ラグビー界に告ぐ、五郎丸歩のメッセージ W杯の“その先”に未来を描いているか
ラグビー歴30年、“次の30年”に託す思い「企業スポーツの壁をなくさないと」
終始、熱い口調でラグビー界の発展に対するアイデアを明かした五郎丸。ただ、現在は自身も第一線を走り続ける立場にある。普及に尽力するのは現役生活を終えてからでも遅くない。そんな疑問を言うと、一笑に付した。「ラグビーW杯が来て、五輪・パラリンピックが来て、ワールドマスターズが来る。これだけ大きな世界のイベントが日本にある時、現役のあるなしに関係なく、スポーツを愛する者として、アクションを動かさない方が逆に不思議」という思いが自身を突き動かしているという。
実際にユニークな取り組みもしている。今年4月、柔道男子日本代表監督の井上康生氏らと協力し、ラグビーと柔道という異なる2つの競技を体験するスポーツ合宿を行った。小学4~6年生までの児童100人が1泊2日で共同生活するという取り組み。「これが面白いんですよ」と笑い、嬉しそうに振り返る。

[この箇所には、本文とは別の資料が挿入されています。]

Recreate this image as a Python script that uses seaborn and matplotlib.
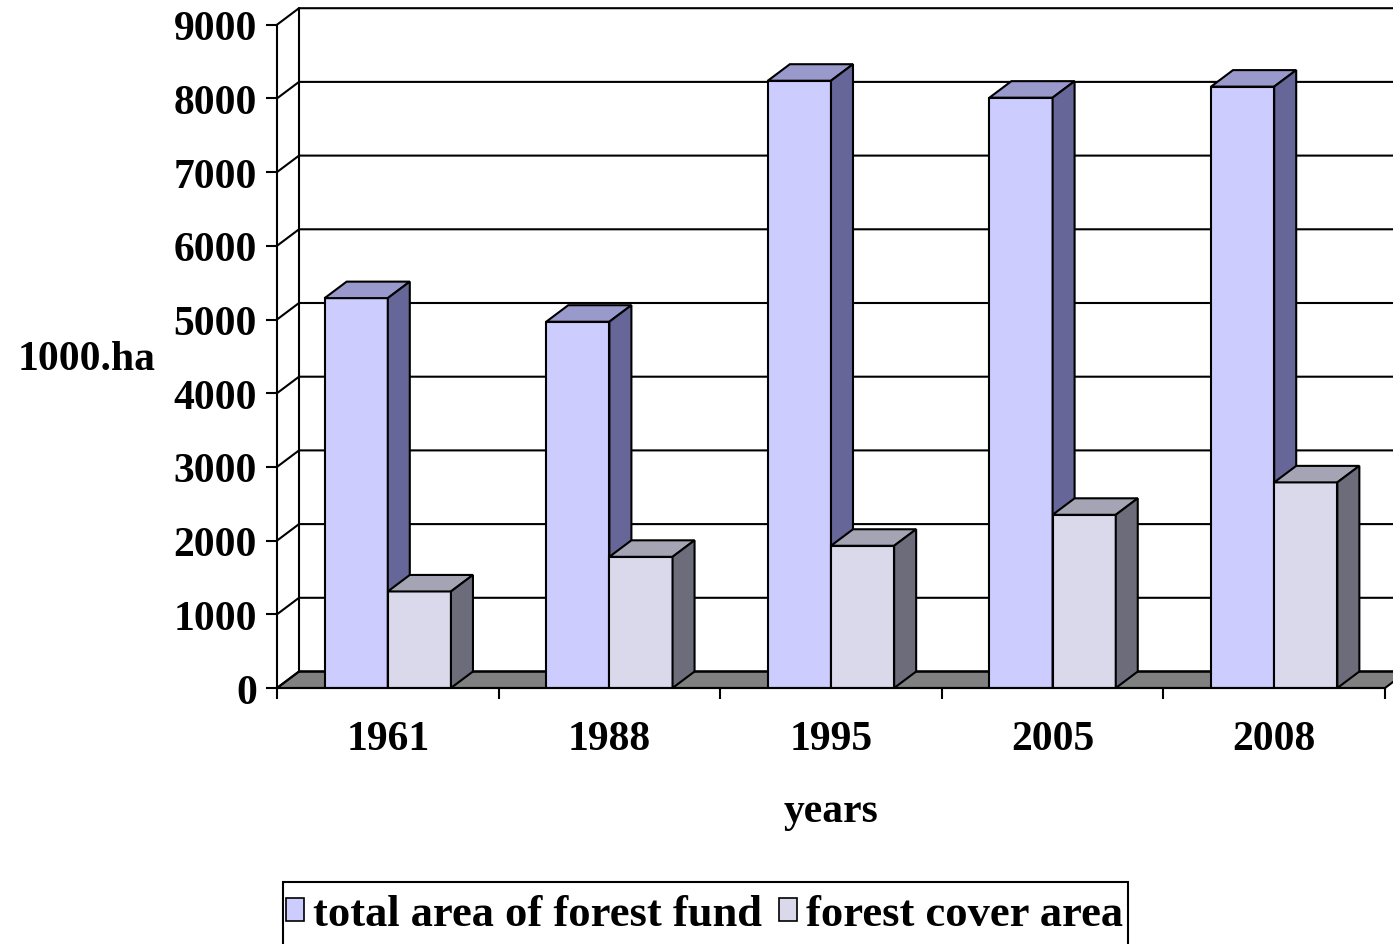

「柔道は個人競技。柔道をしている子は団体競技のチームワークに触れたことがない。ラグビーは団体競技。だから、ラグビーをしている子は個人競技の心の強さを知ることができない。そういう中で、競技能力と同じくらい礼儀を求められる武道である柔道から学び、周囲とパスをつないで協力して達成するラグビーから学ぶことが双方にとってある。その掛け合わせによって、面白いものができた。
なおかつ、1日で来て帰るだけじゃなく1泊することが子どもにとって大きな経験になる。沖縄から青森、いろんな地域から来た。僕らの幼少期を振り返ると隣の町、県のレベルでもう文化が違うことがある。それが全国区になることで、もっと大きなインパクトがある。僕らの時代にはなかったグローバル化がどんどん進む中、より多くの多様性を認められる環境を提供していかなくてはいけない」
すべてはラグビー界のため――。当然、その思いは未来につながっていく。自身は3歳で始めたラグビー。あれから30年が経ち、33歳になった。では、今回のW杯で興味を持ち、同じように3歳で始めた子どもが33歳になる頃、どんなラグビー界であることを願うのか。次の30年に向けた思いを聞いた。
「現在は企業スポーツで、企業名がネーミングに入っている。第三者としては入りにくい、壁を感じる大きな存在。Jリーグも然り、野球も然り、地域に根付いた名前を付けていく。企業スポーツも悪いことではないし、良いこともある。ただ、これをクリアしない限り、いつまでも企業スポーツのまま。どこかのチームが踏み込んで、企業名を全くなくして地域に根付いた形をとっていかないと。30年より、もっと短いスパンで取っていかないと壁はなかなかなくならず、30年後の未来につながっていかない」
やがて現役生活を終える時が来ても、ラグビーは続いていく。近年はサッカー本田圭佑など、アスリートが競技の枠を超え、スポーツ界に多大な影響力を与えている。自身もラグビー界を代表する立場。今後のキャリアにおいて、どう競技に貢献していくのか。最後まで、真っすぐな言葉が返って来た。
「今後、僕自身、あまり大きなことをやろうと思ってはいない。でも、これだけ大きなイベントが来る中、一つの競技に特化して教えることは昔からやっていたことだし、それだけで変化が起きない。そういう中で例えば、ラグビーと柔道だったり、他競技同士がコラボレーションしながら新しい世界観を創り上げ、子どもたちがスポーツを選べる環境を増やし、選択に多様性を持たせてあげることが大きなレガシーになると僕自身は考えている。だからこそ、そのためにできることをやり続けていきたい」
「4年に一度じゃない。一生に一度だ」――。W杯は、日本ラグビー界の一生を変える、新時代のホイッスルとなる。五郎丸は“その先”の未来をじっと、見つめている。